══ Information supplied
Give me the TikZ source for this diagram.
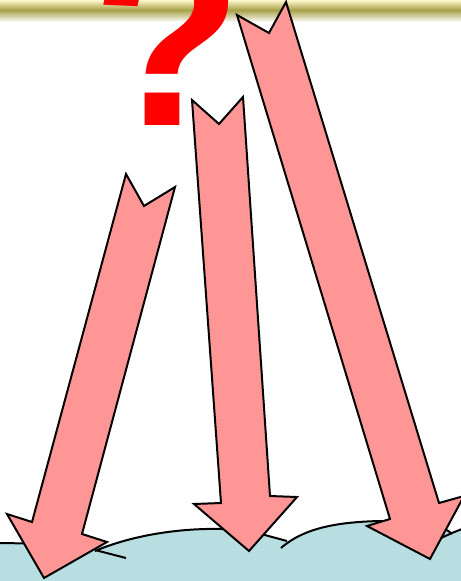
\documentclass[tikz,border=0pt]{standalone}
\usepackage{fontspec}
\newfontfamily\qfont{Liberation Sans}
\definecolor{arrowpink}{RGB}{255,150,150}
\definecolor{cloudblue}{RGB}{185,222,226}
\definecolor{barolive}{RGB}{168,160,72}
\definecolor{barlight}{RGB}{255,248,205}

\begin{document}
\begin{tikzpicture}[x=0.03cm,y=-0.03cm,
  pinkarrow/.style={fill=arrowpink,draw=black,line width=1.7pt,line join=miter},
  cloudline/.style={draw=black,line width=1.7pt}]
\useasboundingbox (0,0) rectangle (461,581);
\clip (0,0) rectangle (461,581);
\fill[white] (0,0) rectangle (461,581);
\shade[top color=barlight,bottom color=barolive] (0,0) rectangle (461,10);
\shade[top color=barolive,bottom color=white] (0,10) rectangle (461,22);
\node[anchor=base west,inner sep=0pt,text=red,font=\qfont\bfseries\fontsize{210}{210}\selectfont] (qmark) at (92,125) {?};
\fill[cloudblue] (0,581) -- (0,543) -- (95,549) .. controls (140,532) and (200,525) .. (250,531) -- (287,541)
  -- (283,545) .. controls (305,527) and (340,522) .. (380,521) .. controls (420,521) and (445,526) .. (452,534)
  -- (461,529) -- (461,581) -- cycle;
\draw[cloudline] (0,543) -- (60,544);
\draw[cloudline] (95,550) -- (126,558);
\draw[cloudline] (95,551) .. controls (140,532) and (200,525) .. (250,531) -- (287,541);
\draw[cloudline] (281,548) .. controls (305,527) and (340,522) .. (380,521) .. controls (420,521) and (445,526) .. (452,534);
\draw[cloudline] (441,538) -- (452,533) -- (462,529);
\draw[pinkarrow] (126,174) -- (144,206) -- (175,187) -- (82,534) -- (107,542) -- (44,578) -- (7,514) -- (32,522) -- cycle;
\draw[pinkarrow] (192,100) -- (219,124) -- (243,97) -- (270,496) -- (297,497) -- (249,551) -- (194,504) -- (221,503) -- cycle;
\draw[pinkarrow] (237,15) -- (269,33) -- (286,2) -- (439,503) -- (464,496) -- (430,559) -- (367,526) -- (390,519) -- cycle;
\end{tikzpicture}
\end{document}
════
Make an exact copy of all the material, but keep the pictures out of it.

▸ Completed task
Give me the TikZ source for this diagram.
\documentclass[tikz,border=0pt]{standalone}
\usepackage{fontspec}
\newfontfamily\qfont{Liberation Sans}
\definecolor{arrowpink}{RGB}{255,150,150}
\definecolor{cloudblue}{RGB}{185,222,226}
\definecolor{barolive}{RGB}{168,160,72}
\definecolor{barlight}{RGB}{255,248,205}

\begin{document}
\begin{tikzpicture}[x=0.03cm,y=-0.03cm,
  pinkarrow/.style={fill=arrowpink,draw=black,line width=1.7pt,line join=miter},
  cloudline/.style={draw=black,line width=1.7pt}]
\useasboundingbox (0,0) rectangle (461,581);
\clip (0,0) rectangle (461,581);
\fill[white] (0,0) rectangle (461,581);
\shade[top color=barlight,bottom color=barolive] (0,0) rectangle (461,10);
\shade[top color=barolive,bottom color=white] (0,10) rectangle (461,22);
\node[anchor=base west,inner sep=0pt,text=red,font=\qfont\bfseries\fontsize{210}{210}\selectfont] (qmark) at (92,125) {?};
\fill[cloudblue] (0,581) -- (0,543) -- (95,549) .. controls (140,532) and (200,525) .. (250,531) -- (287,541)
  -- (283,545) .. controls (305,527) and (340,522) .. (380,521) .. controls (420,521) and (445,526) .. (452,534)
  -- (461,529) -- (461,581) -- cycle;
\draw[cloudline] (0,543) -- (60,544);
\draw[cloudline] (95,550) -- (126,558);
\draw[cloudline] (95,551) .. controls (140,532) and (200,525) .. (250,531) -- (287,541);
\draw[cloudline] (281,548) .. controls (305,527) and (340,522) .. (380,521) .. controls (420,521) and (445,526) .. (452,534);
\draw[cloudline] (441,538) -- (452,533) -- (462,529);
\draw[pinkarrow] (126,174) -- (144,206) -- (175,187) -- (82,534) -- (107,542) -- (44,578) -- (7,514) -- (32,522) -- cycle;
\draw[pinkarrow] (192,100) -- (219,124) -- (243,97) -- (270,496) -- (297,497) -- (249,551) -- (194,504) -- (221,503) -- cycle;
\draw[pinkarrow] (237,15) -- (269,33) -- (286,2) -- (439,503) -- (464,496) -- (430,559) -- (367,526) -- (390,519) -- cycle;
\end{tikzpicture}
\end{document}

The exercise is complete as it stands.